Rac(e)ing to Class: Confronting Poverty and Race in Schools and Classrooms – H. Richard Milner IV
This book was suggested to me recently while I was going through another research paper and also reading Putnam’s “Our Kids”. I just started reading Rac(e)ing to Class, and after a 26-page Introduction (with charts!) and scratching the first chapter, I can already tell it is packed with a lot of relevant and timely information. For starters, Milner makes a big point about not using the term “poor people” but rather “people who live in poor circumstances”; being poor should not describe or define a person, but if relevant, it should definitely describe the environment. Milner also is not afraid to tackle head on the correlations of race and poverty, but he makes some extremely astute observations. For instance, because Blacks and Latinos are over-represented in poverty situations, it is essential that we ask “why?”. But at the same time, on the quest to improve school for all students, the way we address inequity in education for other races in poverty situations will most definitely look different, while no less important. Milner, like Putnam, also highlights the significant role of after-school programs and posits that they can be tremendously advantageous for families classified as living in poverty. A little mischievous thought popped into my head – if afterschool programs are so great, why are they “after” school? Why not just do them all day? *evil grin*
Milner states that he desires a systemic change in the way we approach poverty via education, and he makes that desire explicit by yearning for the day when a superintendent will contact him and ask how to change an entire district (instead of being contacted by teachers or a principal). I get the sense that Milner is mainly targeting educators at all levels (teachers, principals, administrators), but not so much community members. I hope to learn more about this as I dig further.

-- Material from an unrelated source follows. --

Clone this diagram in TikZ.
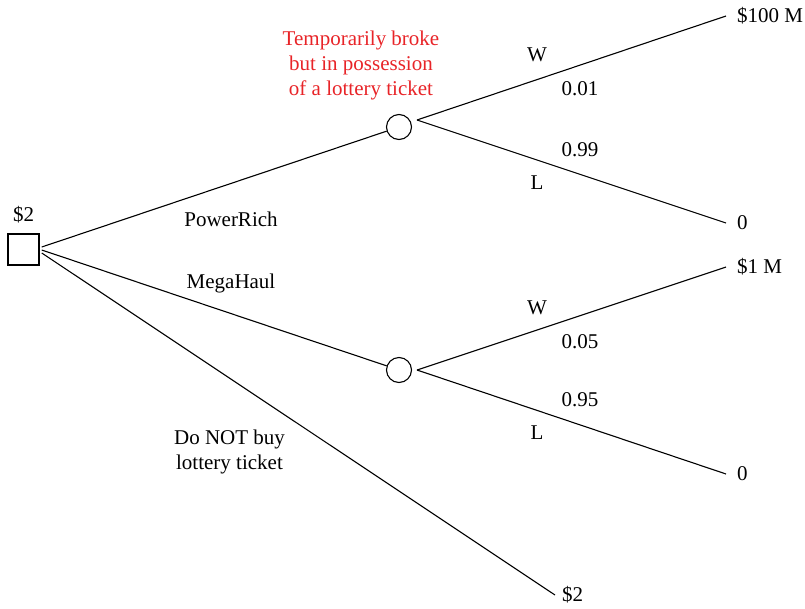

It does give me a mind to do a bit of research on my own. How exactly has the “achievement gap” evolved in Unit 4 during the past 20 years (roughly starting with John Lee Johnson et al engaged the Office of Civil Rights about inequities for African-Americans)? What efforts have been measurably helpful, which efforts have had no apparent effect, and which efforts have been harmful? How do we gauge “help” and “harm”? What trends do we see with Unit 4 families that find themselves in challenging and vulnerable positions?
One last thought. As I read Milner, I am reminded of Michael Alves work; much of what Alves was trying to accomplish with his choice program falls in line with Milner’s method of determining how vulnerable a family is, using metrics like parent educational achievement, size of household and support network, above and beyond just enrollment in the Free and Reduced lunch program.
I will circle back when I have finished reading the book.
In other news, board meeting tomorrow (Monday). The Board posted a draft of the agenda more than a week ago (did anyone else see that?), and while some things have been altered (inserted or removed), I don’t see much of a controversial nature.